Nonlinear Partial Differential Equations

Abstract

In the previous chapters, we discussed the solution of linear partial differential equations. Special focus was given to the solution of internal heat transfer problems in duct flows. However, in most technical applications, problems are often described by nonlinear partial differential equations. For a lot of these applications, the equations have to be solved by numerical methods. In contrast to the large amount of literature dealing with the solution of linear partial differential equations, much less literature exists on the solution of nonlinear partial differential equations.
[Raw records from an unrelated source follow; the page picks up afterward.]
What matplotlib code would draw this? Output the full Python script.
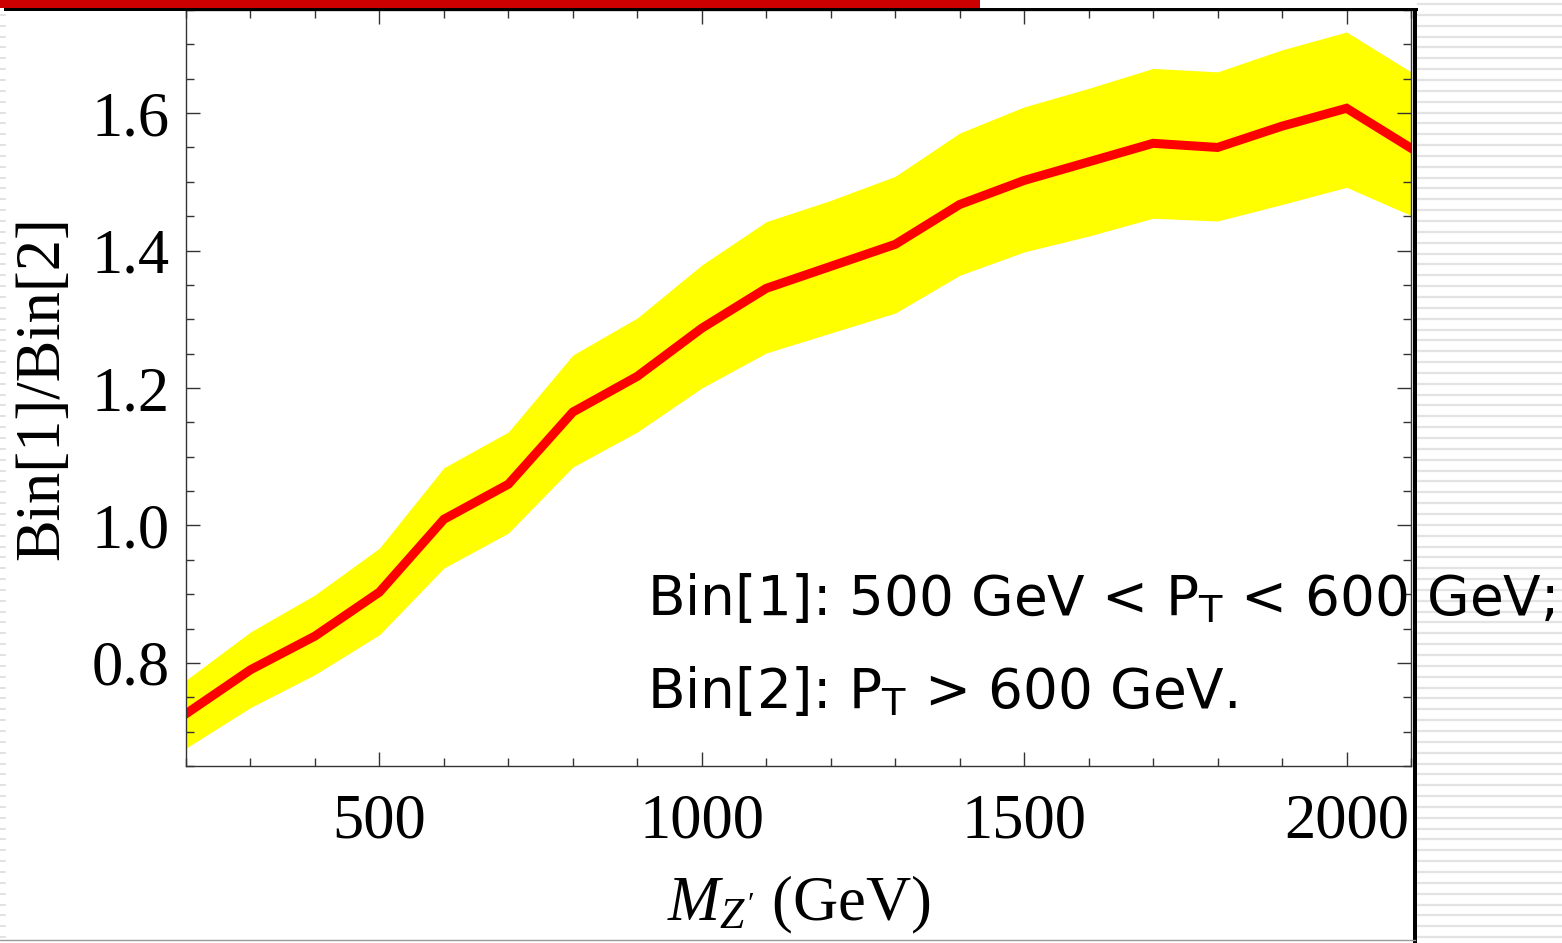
import numpy as np
import matplotlib
matplotlib.use('Agg')
import matplotlib.pyplot as plt
from matplotlib.lines import Line2D
from matplotlib.patches import Rectangle

# data
mass = [200, 300, 400, 500, 600, 700, 800, 900, 1000, 1100,
        1200, 1300, 1400, 1500, 1600, 1700, 1800, 1900, 2000, 2100]
ratio = [0.726, 0.790, 0.839, 0.903, 1.009, 1.060, 1.165, 1.217, 1.287, 1.345,
         1.377, 1.409, 1.467, 1.502, 1.529, 1.556, 1.550, 1.581, 1.607, 1.549]
ratio_hi = [0.775, 0.845, 0.899, 0.967, 1.084, 1.136, 1.248, 1.302, 1.379, 1.442,
            1.473, 1.508, 1.571, 1.609, 1.636, 1.665, 1.660, 1.692, 1.718, 1.660]
ratio_lo = [0.676, 0.735, 0.783, 0.841, 0.938, 0.989, 1.085, 1.136, 1.200, 1.251,
            1.280, 1.309, 1.364, 1.398, 1.421, 1.447, 1.443, 1.467, 1.492, 1.451]

xticks = [500, 1000, 1500, 2000]
yticks = [0.8, 1.0, 1.2, 1.4, 1.6]
ytick_labels = ['0.8', '1.0', '1.2', '1.4', '1.6']

plt.rcParams['mathtext.fontset'] = 'custom'
plt.rcParams['mathtext.it'] = 'Liberation Serif:italic'
plt.rcParams['mathtext.rm'] = 'Liberation Serif'

W, H = 1562, 943
fig = plt.figure(figsize=(W / 100, H / 100), dpi=100)
fig.patch.set_facecolor('white')

# slide decorations (pixel coords -> figure fraction)
def fx(px):
    return px / W

def fy(py):
    return 1 - py / H

# hatched strip on the right (kept below the axes so the text sits on top)
for yy in np.arange(4, H, 10.85):
    fig.add_artist(Line2D([fx(1418), 1], [fy(yy), fy(yy)], color='#e3e3e3',
                          lw=1.6, zorder=-1))
# dotted left edge
for yy in np.arange(4, H, 10.85):
    fig.add_artist(Line2D([0, fx(5)], [fy(yy), fy(yy)], color='#dddddd',
                          lw=1.2, zorder=-1))
# bottom thin line
fig.add_artist(Line2D([0, fx(1415)], [fy(940), fy(940)], color='#999999', lw=1.0))

ax = fig.add_axes([fx(186), fy(766), fx(1411) - fx(186), fy(10) - fy(766)])
ax.fill_between(mass, ratio_lo, ratio_hi, color='#ffff00', lw=0)
ax.plot(mass, ratio, color='#ff0000', lw=6.5, solid_joinstyle='miter')

ax.set_xlim(200, 2100)
ax.set_ylim(0.65, 1.75)
ax.set_xticks(xticks)
ax.set_xticks(np.arange(200, 2101, 100), minor=True)
ax.set_yticks(yticks)
ax.set_yticklabels(ytick_labels)
ax.set_yticks(np.arange(0.65, 1.751, 0.05), minor=True)
ax.tick_params(which='both', direction='in', top=True, right=True,
               color='#333333', width=1.0)
ax.tick_params(which='major', length=10, labelsize=45, pad=12)
ax.tick_params(axis='x', which='major', pad=20)
ax.tick_params(which='minor', length=6)
for lab in ax.get_xticklabels() + ax.get_yticklabels():
    lab.set_fontfamily('Liberation Serif')
for s in ax.spines.values():
    s.set_color('#333333')
    s.set_linewidth(1.0)

ax.set_xlabel(r"$M_{Z'}$ (GeV)", fontsize=45, family='Liberation Serif', labelpad=16)
ax.set_ylabel('Bin[1]/Bin[2]', fontsize=45, family='Liberation Serif', labelpad=14)

ax.text(0.376, 0.1997, r'Bin[1]: 500 GeV < P$_\mathregular{T}$ < 600 GeV;',
        transform=ax.transAxes, fontsize=39.5, family='DejaVu Sans',
        ha='left', va='baseline', clip_on=False)
ax.text(0.376, 0.0767, r'Bin[2]: P$_\mathregular{T}$ > 600 GeV.',
        transform=ax.transAxes, fontsize=39.5, family='DejaVu Sans',
        ha='left', va='baseline', clip_on=False)

# red title bar and heavy frame lines
fig.add_artist(Rectangle((0, fy(8)), fx(980), 8 / H, color='#cc0000', lw=0))
fig.add_artist(Rectangle((fx(4), fy(11)), fx(1418) - fx(4), 3 / H, color='black', lw=0))
fig.add_artist(Rectangle((fx(1413), 0), 4 / W, fy(8), color='black', lw=0))

fig.savefig('out.png', dpi=100)
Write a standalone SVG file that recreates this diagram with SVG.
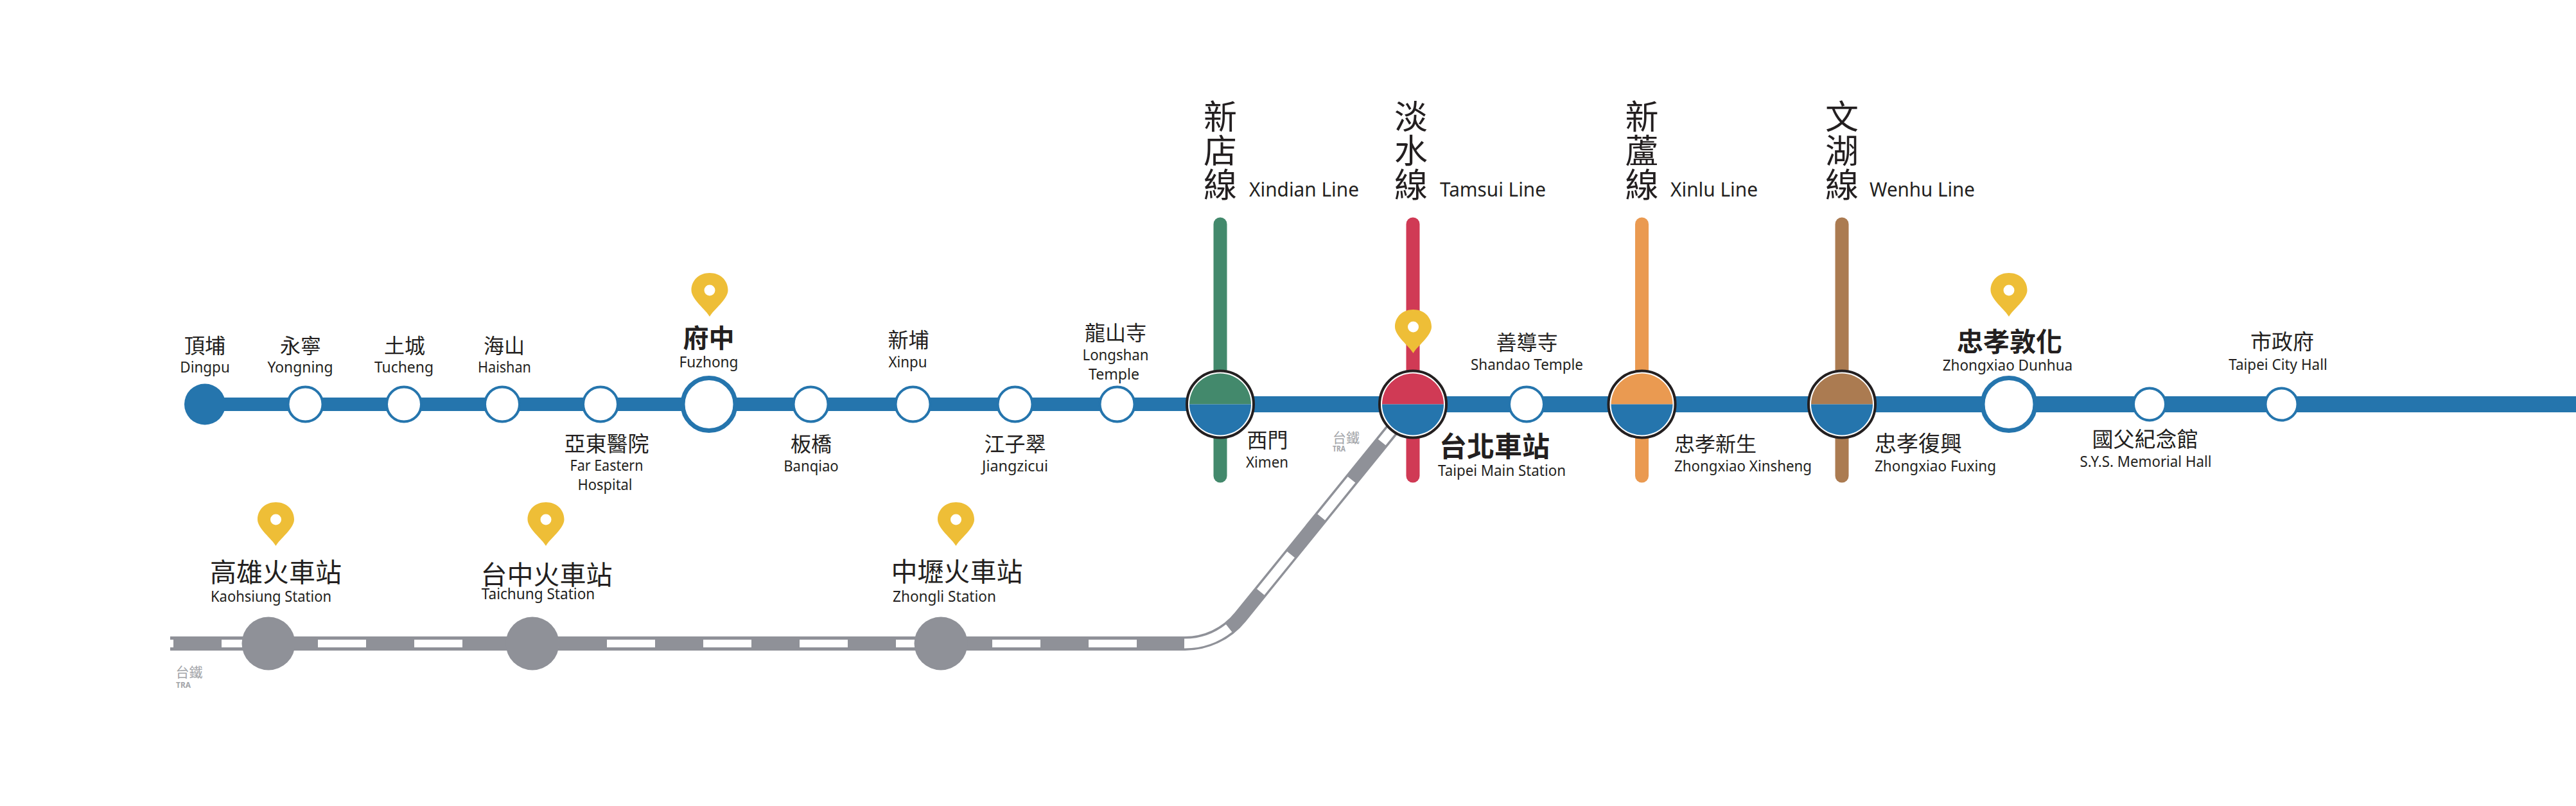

One of the major difficulties arising in the solution of nonlinear problems is that we are no longer able to use the powerful superposition method for constructing solutions as for linear problems. Sometimes, the equations under consideration may be linearised by using perturbation methods. An example on how to use this sort of method is shown in Chap. 4 for the solution of eigenvalue problems. In the present chapter, we do not discuss this solution approach. The interested reader is referred to the books of van Dyke (1964), Kevorkian and Cole (1981), Simmonds and Mann (1986), Aziz and Na (1984) and Schneider (1978) for many interesting applications of the perturbation method to fluid dynamics and heat transfer problems. In the following sections, we intend to provide a short overview on some selected solution methods for nonlinear partial differential equations occurring in heat transfer and fluid flow problems. The solution approaches discussed here include, for example, the method of separation of variables, the Kirchhoff transformation, and special solutions of the energy equation.